──────── Records to use

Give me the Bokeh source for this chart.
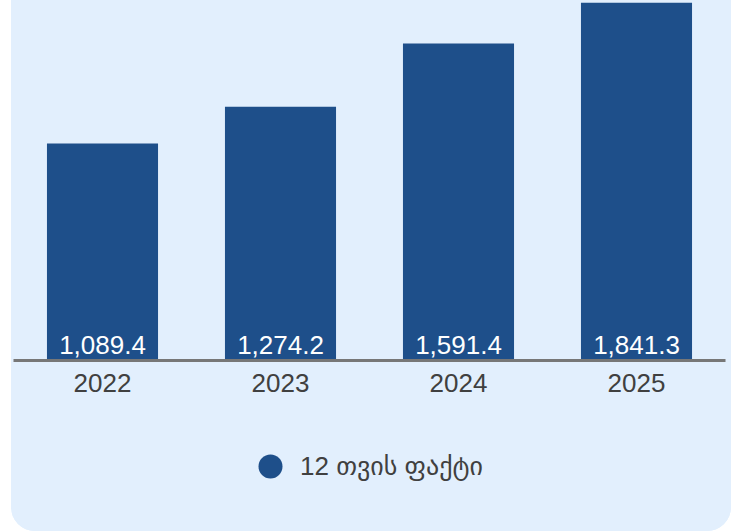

────────────────
──────── Records to use

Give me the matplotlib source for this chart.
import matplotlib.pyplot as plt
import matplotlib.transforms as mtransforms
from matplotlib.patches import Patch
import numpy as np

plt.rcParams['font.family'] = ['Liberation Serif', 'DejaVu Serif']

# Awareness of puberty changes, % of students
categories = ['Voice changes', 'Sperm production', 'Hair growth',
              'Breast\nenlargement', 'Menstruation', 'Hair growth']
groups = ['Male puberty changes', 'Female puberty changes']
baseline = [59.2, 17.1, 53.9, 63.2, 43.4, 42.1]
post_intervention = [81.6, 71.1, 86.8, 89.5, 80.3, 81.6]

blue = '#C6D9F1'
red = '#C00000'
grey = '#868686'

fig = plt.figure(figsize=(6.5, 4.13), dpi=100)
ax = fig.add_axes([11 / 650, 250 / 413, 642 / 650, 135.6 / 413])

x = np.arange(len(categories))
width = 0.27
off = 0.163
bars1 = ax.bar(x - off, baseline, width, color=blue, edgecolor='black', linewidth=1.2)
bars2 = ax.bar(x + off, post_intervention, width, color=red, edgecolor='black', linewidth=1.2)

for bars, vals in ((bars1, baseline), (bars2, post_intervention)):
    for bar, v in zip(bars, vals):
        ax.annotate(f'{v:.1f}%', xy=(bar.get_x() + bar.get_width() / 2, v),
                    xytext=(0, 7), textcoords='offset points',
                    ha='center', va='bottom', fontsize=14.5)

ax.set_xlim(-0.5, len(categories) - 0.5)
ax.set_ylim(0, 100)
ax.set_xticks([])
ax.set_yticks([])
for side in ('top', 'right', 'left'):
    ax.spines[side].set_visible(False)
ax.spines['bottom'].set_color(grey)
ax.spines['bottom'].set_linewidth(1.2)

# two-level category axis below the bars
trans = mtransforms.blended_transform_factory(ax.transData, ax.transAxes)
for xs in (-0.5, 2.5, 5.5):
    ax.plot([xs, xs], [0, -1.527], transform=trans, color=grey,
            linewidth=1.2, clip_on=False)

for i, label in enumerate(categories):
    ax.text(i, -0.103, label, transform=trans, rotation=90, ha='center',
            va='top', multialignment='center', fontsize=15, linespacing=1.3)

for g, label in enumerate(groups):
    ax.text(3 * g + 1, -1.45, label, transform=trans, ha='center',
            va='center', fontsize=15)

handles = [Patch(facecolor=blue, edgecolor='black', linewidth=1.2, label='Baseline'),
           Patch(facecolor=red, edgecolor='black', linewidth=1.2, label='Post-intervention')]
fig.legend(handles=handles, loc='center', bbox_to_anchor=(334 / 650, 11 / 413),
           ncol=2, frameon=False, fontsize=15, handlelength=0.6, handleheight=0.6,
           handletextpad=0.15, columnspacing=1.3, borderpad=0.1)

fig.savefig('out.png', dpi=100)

────────────────

Aim.
Copy the records above exactly, beginning at the line that contains "Give me the matplotlib source for this chart." and stopping after the line that contains "grey = '#868686'".

Result.
Give me the matplotlib source for this chart.
import matplotlib.pyplot as plt
import matplotlib.transforms as mtransforms
from matplotlib.patches import Patch
import numpy as np

plt.rcParams['font.family'] = ['Liberation Serif', 'DejaVu Serif']

# Awareness of puberty changes, % of students
categories = ['Voice changes', 'Sperm production', 'Hair growth',
              'Breast\nenlargement', 'Menstruation', 'Hair growth']
groups = ['Male puberty changes', 'Female puberty changes']
baseline = [59.2, 17.1, 53.9, 63.2, 43.4, 42.1]
post_intervention = [81.6, 71.1, 86.8, 89.5, 80.3, 81.6]

blue = '#C6D9F1'
red = '#C00000'
grey = '#868686'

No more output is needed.